INSTRUCTION: Transcribe the listing in full, excluding any pictures.
--- Start ---
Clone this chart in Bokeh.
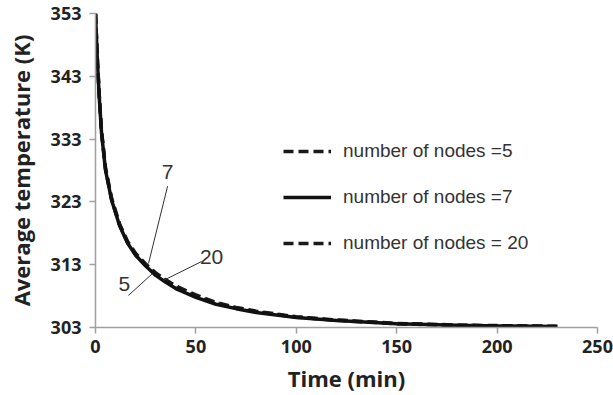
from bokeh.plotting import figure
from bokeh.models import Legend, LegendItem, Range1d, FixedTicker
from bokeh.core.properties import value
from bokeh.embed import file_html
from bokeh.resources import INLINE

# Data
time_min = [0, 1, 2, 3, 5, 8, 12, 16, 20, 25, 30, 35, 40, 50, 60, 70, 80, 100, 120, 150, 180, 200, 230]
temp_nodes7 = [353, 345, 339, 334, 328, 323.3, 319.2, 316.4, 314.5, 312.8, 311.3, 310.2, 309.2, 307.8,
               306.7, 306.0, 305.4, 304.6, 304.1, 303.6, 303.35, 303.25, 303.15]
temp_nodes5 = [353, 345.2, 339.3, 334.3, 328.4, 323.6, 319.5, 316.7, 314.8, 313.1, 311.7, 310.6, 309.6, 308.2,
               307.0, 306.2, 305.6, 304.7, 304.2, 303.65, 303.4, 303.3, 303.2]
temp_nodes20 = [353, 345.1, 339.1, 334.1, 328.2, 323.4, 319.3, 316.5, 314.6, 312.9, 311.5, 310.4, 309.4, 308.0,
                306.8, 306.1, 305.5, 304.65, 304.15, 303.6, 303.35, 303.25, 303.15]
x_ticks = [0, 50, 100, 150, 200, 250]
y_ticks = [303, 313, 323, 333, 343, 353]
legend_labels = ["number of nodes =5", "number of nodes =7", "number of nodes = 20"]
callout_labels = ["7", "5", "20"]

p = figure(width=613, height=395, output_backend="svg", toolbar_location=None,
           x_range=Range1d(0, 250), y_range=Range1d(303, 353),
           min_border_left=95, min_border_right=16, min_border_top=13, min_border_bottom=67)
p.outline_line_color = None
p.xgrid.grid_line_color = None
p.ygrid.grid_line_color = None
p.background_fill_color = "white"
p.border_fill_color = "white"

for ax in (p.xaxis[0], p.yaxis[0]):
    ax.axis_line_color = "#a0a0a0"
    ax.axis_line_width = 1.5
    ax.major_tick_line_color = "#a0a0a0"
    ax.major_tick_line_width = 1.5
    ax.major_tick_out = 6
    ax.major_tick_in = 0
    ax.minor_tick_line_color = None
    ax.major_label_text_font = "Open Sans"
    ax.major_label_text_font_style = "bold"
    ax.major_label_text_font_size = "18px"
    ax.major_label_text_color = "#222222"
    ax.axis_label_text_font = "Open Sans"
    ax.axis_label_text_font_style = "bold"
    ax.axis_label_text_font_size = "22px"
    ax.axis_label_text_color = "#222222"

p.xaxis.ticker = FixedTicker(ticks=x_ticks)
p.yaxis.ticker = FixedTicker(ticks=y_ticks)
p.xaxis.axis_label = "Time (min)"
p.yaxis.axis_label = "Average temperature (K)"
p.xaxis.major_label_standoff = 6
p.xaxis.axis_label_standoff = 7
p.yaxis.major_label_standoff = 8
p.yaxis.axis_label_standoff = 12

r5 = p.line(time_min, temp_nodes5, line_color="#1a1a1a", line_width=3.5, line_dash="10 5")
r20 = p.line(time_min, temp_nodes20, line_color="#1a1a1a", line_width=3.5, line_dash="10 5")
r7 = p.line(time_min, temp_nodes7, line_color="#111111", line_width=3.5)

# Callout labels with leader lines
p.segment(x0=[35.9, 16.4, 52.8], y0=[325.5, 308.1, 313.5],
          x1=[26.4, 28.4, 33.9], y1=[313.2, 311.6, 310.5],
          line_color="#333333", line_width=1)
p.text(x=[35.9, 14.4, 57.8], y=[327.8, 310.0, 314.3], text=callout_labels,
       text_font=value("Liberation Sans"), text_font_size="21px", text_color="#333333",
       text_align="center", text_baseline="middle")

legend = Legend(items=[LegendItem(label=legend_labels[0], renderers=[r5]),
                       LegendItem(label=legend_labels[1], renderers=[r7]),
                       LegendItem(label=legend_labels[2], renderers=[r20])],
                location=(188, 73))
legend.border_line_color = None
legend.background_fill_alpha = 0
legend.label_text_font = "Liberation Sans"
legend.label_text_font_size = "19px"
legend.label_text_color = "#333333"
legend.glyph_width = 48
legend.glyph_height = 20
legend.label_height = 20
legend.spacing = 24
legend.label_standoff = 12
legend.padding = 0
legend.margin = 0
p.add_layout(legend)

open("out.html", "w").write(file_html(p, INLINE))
--- End ---
ANSWER TO THE PROBLEM:
Clone this chart in Bokeh.
from bokeh.plotting import figure
from bokeh.models import Legend, LegendItem, Range1d, FixedTicker
from bokeh.core.properties import value
from bokeh.embed import file_html
from bokeh.resources import INLINE

# Data
time_min = [0, 1, 2, 3, 5, 8, 12, 16, 20, 25, 30, 35, 40, 50, 60, 70, 80, 100, 120, 150, 180, 200, 230]
temp_nodes7 = [353, 345, 339, 334, 328, 323.3, 319.2, 316.4, 314.5, 312.8, 311.3, 310.2, 309.2, 307.8,
               306.7, 306.0, 305.4, 304.6, 304.1, 303.6, 303.35, 303.25, 303.15]
temp_nodes5 = [353, 345.2, 339.3, 334.3, 328.4, 323.6, 319.5, 316.7, 314.8, 313.1, 311.7, 310.6, 309.6, 308.2,
               307.0, 306.2, 305.6, 304.7, 304.2, 303.65, 303.4, 303.3, 303.2]
temp_nodes20 = [353, 345.1, 339.1, 334.1, 328.2, 323.4, 319.3, 316.5, 314.6, 312.9, 311.5, 310.4, 309.4, 308.0,
                306.8, 306.1, 305.5, 304.65, 304.15, 303.6, 303.35, 303.25, 303.15]
x_ticks = [0, 50, 100, 150, 200, 250]
y_ticks = [303, 313, 323, 333, 343, 353]
legend_labels = ["number of nodes =5", "number of nodes =7", "number of nodes = 20"]
callout_labels = ["7", "5", "20"]

p = figure(width=613, height=395, output_backend="svg", toolbar_location=None,
           x_range=Range1d(0, 250), y_range=Range1d(303, 353),
           min_border_left=95, min_border_right=16, min_border_top=13, min_border_bottom=67)
p.outline_line_color = None
p.xgrid.grid_line_color = None
p.ygrid.grid_line_color = None
p.background_fill_color = "white"
p.border_fill_color = "white"

for ax in (p.xaxis[0], p.yaxis[0]):
    ax.axis_line_color = "#a0a0a0"
    ax.axis_line_width = 1.5
    ax.major_tick_line_color = "#a0a0a0"
    ax.major_tick_line_width = 1.5
    ax.major_tick_out = 6
    ax.major_tick_in = 0
    ax.minor_tick_line_color = None
    ax.major_label_text_font = "Open Sans"
    ax.major_label_text_font_style = "bold"
    ax.major_label_text_font_size = "18px"
    ax.major_label_text_color = "#222222"
    ax.axis_label_text_font = "Open Sans"
    ax.axis_label_text_font_style = "bold"
    ax.axis_label_text_font_size = "22px"
    ax.axis_label_text_color = "#222222"

p.xaxis.ticker = FixedTicker(ticks=x_ticks)
p.yaxis.ticker = FixedTicker(ticks=y_ticks)
p.xaxis.axis_label = "Time (min)"
p.yaxis.axis_label = "Average temperature (K)"
p.xaxis.major_label_standoff = 6
p.xaxis.axis_label_standoff = 7
p.yaxis.major_label_standoff = 8
p.yaxis.axis_label_standoff = 12

r5 = p.line(time_min, temp_nodes5, line_color="#1a1a1a", line_width=3.5, line_dash="10 5")
r20 = p.line(time_min, temp_nodes20, line_color="#1a1a1a", line_width=3.5, line_dash="10 5")
r7 = p.line(time_min, temp_nodes7, line_color="#111111", line_width=3.5)

# Callout labels with leader lines
p.segment(x0=[35.9, 16.4, 52.8], y0=[325.5, 308.1, 313.5],
          x1=[26.4, 28.4, 33.9], y1=[313.2, 311.6, 310.5],
          line_color="#333333", line_width=1)
p.text(x=[35.9, 14.4, 57.8], y=[327.8, 310.0, 314.3], text=callout_labels,
       text_font=value("Liberation Sans"), text_font_size="21px", text_color="#333333",
       text_align="center", text_baseline="middle")

legend = Legend(items=[LegendItem(label=legend_labels[0], renderers=[r5]),
                       LegendItem(label=legend_labels[1], renderers=[r7]),
                       LegendItem(label=legend_labels[2], renderers=[r20])],
                location=(188, 73))
legend.border_line_color = None
legend.background_fill_alpha = 0
legend.label_text_font = "Liberation Sans"
legend.label_text_font_size = "19px"
legend.label_text_color = "#333333"
legend.glyph_width = 48
legend.glyph_height = 20
legend.label_height = 20
legend.spacing = 24
legend.label_standoff = 12
legend.padding = 0
legend.margin = 0
p.add_layout(legend)

open("out.html", "w").write(file_html(p, INLINE))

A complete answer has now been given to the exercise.